The signal is turned off when a participant in the program has a medical appointment or goes to work. They must have permission to leave.

Reid must see a doctor and undergo several surgeries to reconstruct her jaw, which was shattered in the accident in which Cramer died. Dan Greenblat, a Sheriff’s Department, spokesman said the “true motivation” in releasing Reid comes from a “medical management standpoint.”

The Sheriff’s Department, he said, could ill afford to have a deputy transport Reid to her many medical appointments. Releasing Reid also is an “honest attempt to manage the inmate population,” he said.

The county is under a court order to relieve overcrowding at each of its six jails although it does not exceed the court-ordered cap at Las Colinas.

Cmdr. Decker said he considers Reid at minimal risk of committing the same crime.

“As bad as drunken vehicular manslaughter is, and it is a violent crime, we know that when someone like that is sober, they won’t do it again,” he said. “They are not going to go out and purposely kill.”

Dick Ariessohn, the supervising counselor for inmates under the electronic surveillance program, said that “although it doesn’t look quite kosher” that Reid was released so early in her sentence, it costs the county nothing to have the woman treated by her own doctor rather than charging her medical services to the Sheriff’s Department.

Advertisement

Most of the 20 women under electronic monitoring, he said, were convicted of property crimes, drug possession, embezzling and other low-level crimes.

After checking with his staff, Ariessohn said Reid had taken no “unauthorized leaves” but he had not spoken with the student who reported seeing her at a mall. Bonnie Helander, a MADD volunteer coordinator, said Tuesday that she had located the student, who was willing to confirm the information but who wished to remain anonymous.

Another MADD representative, Paula Myers, said the organization’s six-member board probably will not meet until next month. In the meantime, she said, individual members might begin writing letters and telephoning elected officials to complain about the one-month jail term.

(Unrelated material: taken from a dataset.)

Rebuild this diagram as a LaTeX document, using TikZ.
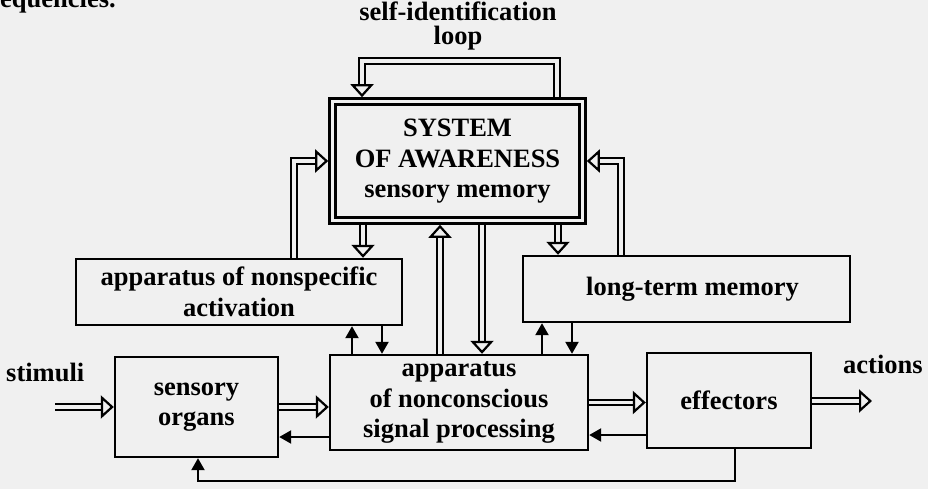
\documentclass[tikz,border=0pt]{standalone}
\usepackage{fontspec}
\setmainfont{Liberation Serif}
\usetikzlibrary{arrows.meta,calc}
\definecolor{bgc}{RGB}{240,240,240}
\begin{document}
\begin{tikzpicture}[x=1pt,y=-1pt,
  every node/.style={font=\fontsize{26.5}{30.5}\selectfont\bfseries, align=center, inner sep=0pt},
  blk/.style={draw, line width=2.4pt},
  sysbox/.style={draw, double=bgc, double distance=3.6pt, line width=2.5pt, outer sep=4.3pt},
  dbl/.style={double=bgc, double distance=3.4pt, line width=2.2pt,
    -{Triangle[fill=bgc, length=13pt, width=23pt, line width'=2.2pt]}},
  sgl/.style={line width=2.3pt, -{Triangle[length=12pt, width=13pt]}},
  lbl/.style={anchor=base west}
]
\useasboundingbox (0,0) rectangle (928,489);
\fill[bgc] (0,0) rectangle (928,489);

\node[lbl] (frag) at (0,8) {equencies.};

% nodes
\node[anchor=base] (title) at (458,21) {self-identification};
\node[anchor=base] (title2) at (458,44.5) {loop};
\node[sysbox, minimum width=250pt, minimum height=119pt] (sys) at (457.5,161)
  {\raisebox{-2pt}{\begin{tabular}{@{}c@{}}SYSTEM\\OF AWARENESS\\sensory memory\end{tabular}}};
\node[blk, minimum width=326pt, minimum height=66pt] (act) at (239,292)
  {apparatus of nonspecific\\activation};
\node[blk, minimum width=327pt, minimum height=66pt] (ltm) at (686.5,289)
  {\hspace*{12pt}long-term memory};
\node[blk, minimum width=163pt, minimum height=100pt] (so) at (196.5,407)
  {sensory\\organs};
\node[blk, minimum width=258pt, minimum height=95pt] (nc) at (459,402.5)
  {apparatus\\of nonconscious\\signal processing};
\node[blk, minimum width=164pt, minimum height=95pt] (eff) at (729,400.5)
  {effectors};
\node[lbl] (stim) at (6,381) {stimuli};
\node[lbl] (act2) at (843,373) {actions};

\coordinate (sin) at (55,407);
\coordinate (aout) at (872,401);
\coordinate (lt) at (458,61);
\coordinate (fb) at (460,481);

% self-identification loop
\draw[dbl] ([xshift=99.5pt]sys.north) -- ([xshift=99.5pt]sys.north |- lt)
  -- ([xshift=-95.5pt]sys.north |- lt) -- ([xshift=-95.5pt]sys.north);

% activation -> system
\draw[dbl] ([xshift=55pt]act.north) |- (sys.west);
% ltm -> system
\draw[dbl] ([xshift=-65.5pt]ltm.north) |- (sys.east);
% system -> activation
\draw[dbl] ([xshift=-94.5pt]sys.south) -- ([xshift=-94.5pt]sys.south |- act.north);
% nonconscious -> system
\draw[dbl] ([xshift=-17.5pt]sys.south |- nc.north) -- ([xshift=-17.5pt]sys.south);
% system -> nonconscious
\draw[dbl] ([xshift=24.5pt]sys.south) -- ([xshift=24.5pt]sys.south |- nc.north);
% system -> ltm
\draw[dbl] ([xshift=100.5pt]sys.south) -- ([xshift=100.5pt]sys.south |- ltm.north);

% activation <-> nonconscious
\draw[sgl] ([xshift=113pt]act.south |- nc.north) -- ([xshift=113pt]act.south);
\draw[sgl] ([xshift=143pt]act.south) -- ([xshift=143pt]act.south |- nc.north);
% ltm <-> nonconscious
\draw[sgl] ([xshift=-144.5pt]ltm.south |- nc.north) -- ([xshift=-144.5pt]ltm.south);
\draw[sgl] ([xshift=-114.5pt]ltm.south) -- ([xshift=-114.5pt]ltm.south |- nc.north);

% bottom row
\draw[dbl] (sin) -- (sin -| so.west);
\draw[dbl] (so.east) -- (so.east -| nc.west);
\draw[sgl] ([yshift=-30pt]so.east -| nc.west) -- ([yshift=-30pt]so.east);
\draw[dbl] (nc.east) -- (nc.east -| eff.west);
\draw[sgl] ([yshift=-34.5pt]eff.west) -- ([yshift=-34.5pt]eff.west -| nc.east);
\draw[dbl] (eff.east |- aout) -- (aout);
\draw[sgl]
  ([xshift=6pt]eff.south) -- ([xshift=6pt]eff.south |- fb)
  -- ([xshift=1.5pt]so.south |- fb) -- ([xshift=1.5pt]so.south);
\end{tikzpicture}
\end{document}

“We’re definitely outraged and supportive of Lori (Cramer),” Myers said. “The system has screwed her over again. We want to find out what happened and make sure it does not happen again. We know we can’t change the system. But we can raise public awareness.”

Following publication of the early release in The Times Tuesday, Cramer had been besieged by media interviews, including two talk shows in Los Angeles and two television stations in San Diego.

Cramer said she was grateful that her story was being told and although she wants Reid returned to jail, she does not believe it will ever happen.

Advertisement

“They say she’s not a threat to society but she was a threat to my husband,” Cramer said. “I hope she thinks about that every day of her life.”